[START]

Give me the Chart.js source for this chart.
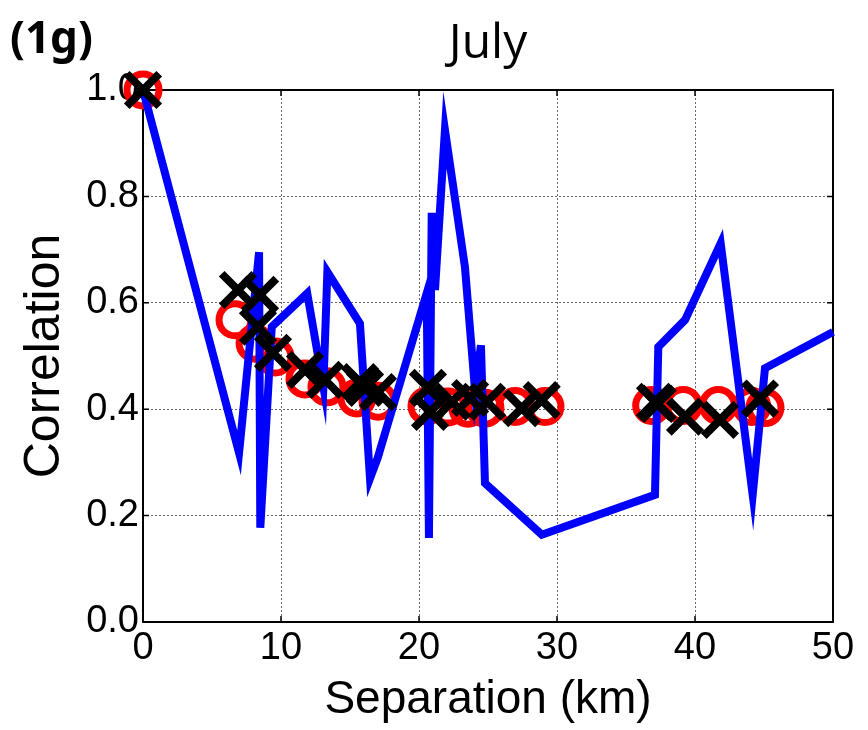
<!DOCTYPE html>
<html>
<head>
<meta charset="utf-8">
<script src="https://cdn.jsdelivr.net/npm/chart.js@4"></script>
<style>
  html, body { margin: 0; padding: 0; background: #fff; }
  #wrap { width: 868px; height: 730px; }
</style>
</head>
<body>
<div id="wrap"><canvas id="grafico" width="868" height="730"></canvas></div>
<script>
// Datos (separacion en km, correlacion)
const lineaX = [0, 6.96, 8.41, 8.5, 9.33, 11.9, 13.07, 13.36, 15.72, 16.45, 17.0, 20.56, 20.72, 20.92, 21.16, 21.88, 23.33, 24.06, 24.49, 24.78, 28.9, 37.1, 37.34, 39.28, 41.86, 44.18, 45.07, 50]
const lineaY = [1.0, 0.318, 0.695, 0.177, 0.555, 0.618, 0.442, 0.658, 0.561, 0.27, 0.308, 0.618, 0.158, 0.769, 0.624, 0.925, 0.667, 0.436, 0.52, 0.261, 0.164, 0.239, 0.517, 0.568, 0.712, 0.239, 0.477, 0.545]

const circulosX = [0, 6.67, 8.12, 9.57, 11.74, 13.33, 15.5, 17.03, 20.58, 22.1, 23.55, 24.78, 26.96, 29.13, 36.86, 39.15, 41.69, 44.11, 45.07]
const circulosY = [1.0, 0.568, 0.524, 0.498, 0.457, 0.442, 0.421, 0.415, 0.406, 0.404, 0.402, 0.402, 0.405, 0.405, 0.407, 0.407, 0.407, 0.405, 0.403]

const cruzesX = [0, 6.88, 8.48, 8.33, 9.42, 11.74, 13.19, 15.72, 16.09, 17.03, 20.65, 20.8, 22.4, 23.7, 24.93, 27.44, 28.89, 37.1, 37.3, 39.28, 41.81, 44.71]
const cruzesY = [1.0, 0.624, 0.615, 0.555, 0.506, 0.474, 0.455, 0.451, 0.44, 0.432, 0.44, 0.395, 0.414, 0.421, 0.414, 0.402, 0.417, 0.414, 0.41, 0.386, 0.38, 0.42]

const ticksX = [0, 10, 20, 30, 40, 50]
const ticksY = [0, 0.2, 0.4, 0.6, 0.8, 1.0]

const juntar = (xs, ys) => xs.map((x, i) => ({ x: x, y: ys[i] }))

// Plugin: caja negra, marcas internas estilo MATLAB y textos de encabezado
const cajaPlugin = {
    id: 'caja',
    beforeDatasetsDraw(chart) {
        const { ctx, chartArea: a, scales } = chart
        ctx.save()
        ctx.strokeStyle = '#000'
        ctx.lineWidth = 2
        ctx.strokeRect(a.left, a.top, a.right - a.left, a.bottom - a.top)
        ctx.lineWidth = 1.5
        ctx.beginPath()
        ticksX.forEach(v => {
            const px = scales.x.getPixelForValue(v)
            ctx.moveTo(px, a.bottom); ctx.lineTo(px, a.bottom - 6)
            ctx.moveTo(px, a.top); ctx.lineTo(px, a.top + 6)
        })
        ticksY.forEach(v => {
            const py = scales.y.getPixelForValue(v)
            ctx.moveTo(a.left, py); ctx.lineTo(a.left + 6, py)
            ctx.moveTo(a.right, py); ctx.lineTo(a.right - 6, py)
        })
        ctx.stroke()
        ctx.restore()
    },
    afterDraw(chart) {
        const { ctx, chartArea: a } = chart
        ctx.save()
        ctx.fillStyle = '#000'
        ctx.textBaseline = 'middle'
        ctx.textAlign = 'left'
        ctx.font = 'bold 44px "Noto Sans"'
        ctx.fillText('(1g)', 10, 40)
        ctx.textAlign = 'center'
        ctx.font = '48px "Open Sans"'
        ctx.fillText('July', (a.left + a.right) / 2, 44)
        ctx.restore()
    }
}

const ctx = document.getElementById('grafico').getContext('2d')
const miGrafico = new Chart(ctx, {
    type: 'scatter',
    data: {
        datasets: [{
            label: 'Correlacion',
            data: juntar(lineaX, lineaY),
            showLine: true,
            borderColor: '#0000ff',
            borderWidth: 8,
            pointRadius: 0,
            fill: false,
            tension: 0,
            order: 2,
            clip: false
        }, {
            label: 'Circulos',
            data: juntar(circulosX, circulosY),
            showLine: false,
            pointStyle: 'circle',
            pointRadius: 16,
            pointBorderWidth: 7,
            pointBorderColor: '#ff0000',
            pointBackgroundColor: 'rgba(0,0,0,0)',
            order: 3,
            clip: false
        }, {
            label: 'Cruces',
            data: juntar(cruzesX, cruzesY),
            showLine: false,
            pointStyle: 'crossRot',
            pointRadius: 23,
            pointBorderWidth: 8,
            pointBorderColor: '#000',
            order: 1,
            clip: false
        }]
    },
    options: {
        responsive: false,
        animation: false,
        events: [],
        layout: { padding: { top: 90, right: 35, left: 0, bottom: 0 } },
        plugins: {
            legend: { display: false },
            tooltip: { enabled: false }
        },
        scales: {
            x: {
                type: 'linear',
                min: 0,
                max: 50,
                afterBuildTicks: s => { s.ticks = ticksX.map(v => ({ value: v })) },
                afterFit: s => { s.height = 108 },
                ticks: {
                    color: '#000',
                    padding: 4,
                    font: { family: '"Liberation Sans"', size: 38 },
                    maxRotation: 0
                },
                grid: { color: '#666', lineWidth: 1, drawTicks: false },
                border: { display: false, dash: [2, 2] },
                title: {
                    display: true,
                    text: 'Separation (km)',
                    color: '#000',
                    font: { family: '"Liberation Sans"', size: 46, lineHeight: 1 },
                    padding: { top: 7, bottom: 7 }
                }
            },
            y: {
                type: 'linear',
                min: 0,
                max: 1,
                afterBuildTicks: s => { s.ticks = ticksY.map(v => ({ value: v })) },
                afterFit: s => { s.width = 143 },
                ticks: {
                    color: '#000',
                    padding: 4,
                    font: { family: '"Liberation Sans"', size: 38 },
                    callback: v => v.toFixed(1)
                },
                grid: { color: '#666', lineWidth: 1, drawTicks: false },
                border: { display: false, dash: [2, 2] },
                title: {
                    display: true,
                    text: 'Correlation',
                    color: '#000',
                    font: { family: '"Liberation Sans"', size: 50, lineHeight: 1 },
                    padding: { top: 20, bottom: 0 }
                }
            }
        }
    },
    plugins: [cajaPlugin]
})
</script>
</body>
</html>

[END]

YOUR GOAL:
Pictures are excluded: retype only the lines from the beginning of the listing above through the line with "const juntar = (xs, ys)", both included.

SOLUTION TO THIS PROBLEM:
Give me the Chart.js source for this chart.
<!DOCTYPE html>
<html>
<head>
<meta charset="utf-8">
<script src="https://cdn.jsdelivr.net/npm/chart.js@4"></script>
<style>
  html, body { margin: 0; padding: 0; background: #fff; }
  #wrap { width: 868px; height: 730px; }
</style>
</head>
<body>
<div id="wrap"><canvas id="grafico" width="868" height="730"></canvas></div>
<script>
// Datos (separacion en km, correlacion)
const lineaX = [0, 6.96, 8.41, 8.5, 9.33, 11.9, 13.07, 13.36, 15.72, 16.45, 17.0, 20.56, 20.72, 20.92, 21.16, 21.88, 23.33, 24.06, 24.49, 24.78, 28.9, 37.1, 37.34, 39.28, 41.86, 44.18, 45.07, 50]
const lineaY = [1.0, 0.318, 0.695, 0.177, 0.555, 0.618, 0.442, 0.658, 0.561, 0.27, 0.308, 0.618, 0.158, 0.769, 0.624, 0.925, 0.667, 0.436, 0.52, 0.261, 0.164, 0.239, 0.517, 0.568, 0.712, 0.239, 0.477, 0.545]

const circulosX = [0, 6.67, 8.12, 9.57, 11.74, 13.33, 15.5, 17.03, 20.58, 22.1, 23.55, 24.78, 26.96, 29.13, 36.86, 39.15, 41.69, 44.11, 45.07]
const circulosY = [1.0, 0.568, 0.524, 0.498, 0.457, 0.442, 0.421, 0.415, 0.406, 0.404, 0.402, 0.402, 0.405, 0.405, 0.407, 0.407, 0.407, 0.405, 0.403]

const cruzesX = [0, 6.88, 8.48, 8.33, 9.42, 11.74, 13.19, 15.72, 16.09, 17.03, 20.65, 20.8, 22.4, 23.7, 24.93, 27.44, 28.89, 37.1, 37.3, 39.28, 41.81, 44.71]
const cruzesY = [1.0, 0.624, 0.615, 0.555, 0.506, 0.474, 0.455, 0.451, 0.44, 0.432, 0.44, 0.395, 0.414, 0.421, 0.414, 0.402, 0.417, 0.414, 0.41, 0.386, 0.38, 0.42]

const ticksX = [0, 10, 20, 30, 40, 50]
const ticksY = [0, 0.2, 0.4, 0.6, 0.8, 1.0]

const juntar = (xs, ys) => xs.map((x, i) => ({ x: x, y: ys[i] }))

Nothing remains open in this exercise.